PROBLEM: Leaving out every picture, copy the lines of the data exactly, from the first through the line containing "const padRight = divW".

INFORMATION PROVIDED:

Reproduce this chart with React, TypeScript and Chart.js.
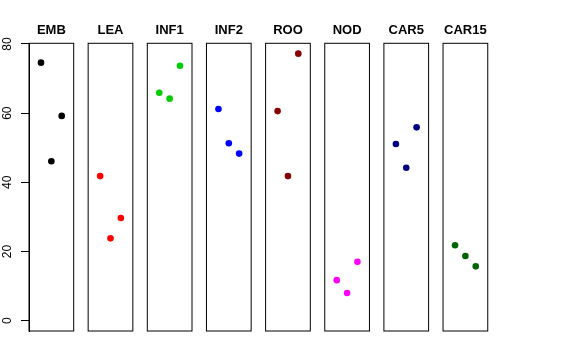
import React, { useEffect, useRef } from "react";
import { Chart, registerables } from "chart.js";

Chart.register(...registerables);

// ---- data ----
const categories = ["EMB", "LEA", "INF1", "INF2", "ROO", "NOD", "CAR5", "CAR15"];
const positions = [1, 2, 3];
const EMB = [74.6, 46.1, 59.2];
const LEA = [41.8, 23.8, 29.7];
const INF1 = [65.9, 64.2, 73.7];
const INF2 = [61.2, 51.3, 48.3];
const ROO = [60.6, 41.8, 77.2];
const NOD = [11.7, 8.0, 17.0];
const CAR5 = [51.1, 44.2, 55.9];
const CAR15 = [21.8, 18.7, 15.7];
const seriesValues = [EMB, LEA, INF1, INF2, ROO, NOD, CAR5, CAR15];
const colors = ["#000000", "#FF0000", "#00CD00", "#0000FF", "#8B0000", "#FF00FF", "#000080", "#006400"];
const yTicks = [0, 20, 40, 60, 80];

// ---- layout ----
const BOX_LEFT0 = 29;
const PITCH = 59.15;
const BOX_W = 44.7;
const BOX_TOP = 43.3;
const BOX_BOTTOM = 331;
const H = 360;
const FONT = "'Liberation Sans', Arial, Helvetica, sans-serif";

const boxPlugin = {
  id: "boxPlugin",
  afterDraw(chart: any) {
    const { ctx, chartArea } = chart;
    ctx.save();
    ctx.strokeStyle = "#000";
    ctx.lineWidth = 1;
    ctx.strokeRect(chartArea.left, chartArea.top, chartArea.right - chartArea.left, chartArea.bottom - chartArea.top);
    ctx.restore();
  },
};

function Panel({ index }: { index: number }) {
  const ref = useRef<HTMLCanvasElement | null>(null);
  const boxLeft = BOX_LEFT0 + index * PITCH;
  const first = index === 0;
  const divLeft = first ? 0 : Math.floor(boxLeft) - 7;
  const divW = first ? 82 : 60;
  const padLeft = first ? 0 : boxLeft - divLeft;
  const padRight = divW - (first ? BOX_LEFT0 : padLeft) - BOX_W;

  useEffect(() => {
    if (!ref.current) return;
    const chart = new Chart(ref.current, {
      type: "scatter",
      data: {
        datasets: [
          {
            label: categories[index],
            data: positions.map((p, j) => ({ x: p, y: seriesValues[index][j] })),
            pointRadius: 3.3,
            pointHoverRadius: 3.3,
            pointBackgroundColor: colors[index],
            pointBorderWidth: 0,
            showLine: false,
          },
        ],
      },
      options: {
        animation: false,
        responsive: true,
        maintainAspectRatio: false,
        layout: { padding: { left: padLeft, right: padRight, top: 0, bottom: H - BOX_BOTTOM } },
        plugins: {
          legend: { display: false },
          tooltip: { enabled: false },
          title: {
            display: true,
            text: categories[index],
            fullSize: false,
            color: "#000",
            font: { family: FONT, size: 13, weight: "bold" },
            padding: { top: 22.5, bottom: BOX_TOP - 22.5 - 15.6 },
          },
        },
        scales: {
          x: {
            type: "linear",
            min: -0.16,
            max: 4.16,
            display: false,
          },
          y: {
            type: "linear",
            min: -3,
            max: 80.2,
            display: first,
            afterFit: (s: any) => {
              if (first) s.width = BOX_LEFT0;
            },
            afterBuildTicks: (s: any) => {
              s.ticks = yTicks.map((v) => ({ value: v }));
            },
            grid: { drawOnChartArea: false, drawTicks: true, tickLength: 8, color: "#000" },
            border: { display: true, color: "#000" },
            ticks: {
              minRotation: 90,
              maxRotation: 90,
              crossAlign: "center",
              padding: 7,
              color: "#000",
              font: { family: FONT, size: 12 },
            },
          },
        },
      },
      plugins: [boxPlugin],
    });
    return () => chart.destroy();
  }, []);

  return (
    <div style={{ position: "absolute", left: divLeft, top: 0, width: divW, height: H }}>
      <canvas ref={ref} />
    </div>
  );
}

export default function App() {
  return (
    <div style={{ position: "absolute", left: 0, top: 0, width: 576, height: H, background: "#fff" }}>
      {categories.map((c, i) => (
        <Panel key={c} index={i} />
      ))}
    </div>
  );
}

RESPONSE TO THE EXERCISE:
Reproduce this chart with React, TypeScript and Chart.js.
import React, { useEffect, useRef } from "react";
import { Chart, registerables } from "chart.js";

Chart.register(...registerables);

// ---- data ----
const categories = ["EMB", "LEA", "INF1", "INF2", "ROO", "NOD", "CAR5", "CAR15"];
const positions = [1, 2, 3];
const EMB = [74.6, 46.1, 59.2];
const LEA = [41.8, 23.8, 29.7];
const INF1 = [65.9, 64.2, 73.7];
const INF2 = [61.2, 51.3, 48.3];
const ROO = [60.6, 41.8, 77.2];
const NOD = [11.7, 8.0, 17.0];
const CAR5 = [51.1, 44.2, 55.9];
const CAR15 = [21.8, 18.7, 15.7];
const seriesValues = [EMB, LEA, INF1, INF2, ROO, NOD, CAR5, CAR15];
const colors = ["#000000", "#FF0000", "#00CD00", "#0000FF", "#8B0000", "#FF00FF", "#000080", "#006400"];
const yTicks = [0, 20, 40, 60, 80];

// ---- layout ----
const BOX_LEFT0 = 29;
const PITCH = 59.15;
const BOX_W = 44.7;
const BOX_TOP = 43.3;
const BOX_BOTTOM = 331;
const H = 360;
const FONT = "'Liberation Sans', Arial, Helvetica, sans-serif";

const boxPlugin = {
  id: "boxPlugin",
  afterDraw(chart: any) {
    const { ctx, chartArea } = chart;
    ctx.save();
    ctx.strokeStyle = "#000";
    ctx.lineWidth = 1;
    ctx.strokeRect(chartArea.left, chartArea.top, chartArea.right - chartArea.left, chartArea.bottom - chartArea.top);
    ctx.restore();
  },
};

function Panel({ index }: { index: number }) {
  const ref = useRef<HTMLCanvasElement | null>(null);
  const boxLeft = BOX_LEFT0 + index * PITCH;
  const first = index === 0;
  const divLeft = first ? 0 : Math.floor(boxLeft) - 7;
  const divW = first ? 82 : 60;
  const padLeft = first ? 0 : boxLeft - divLeft;
  const padRight = divW - (first ? BOX_LEFT0 : padLeft) - BOX_W;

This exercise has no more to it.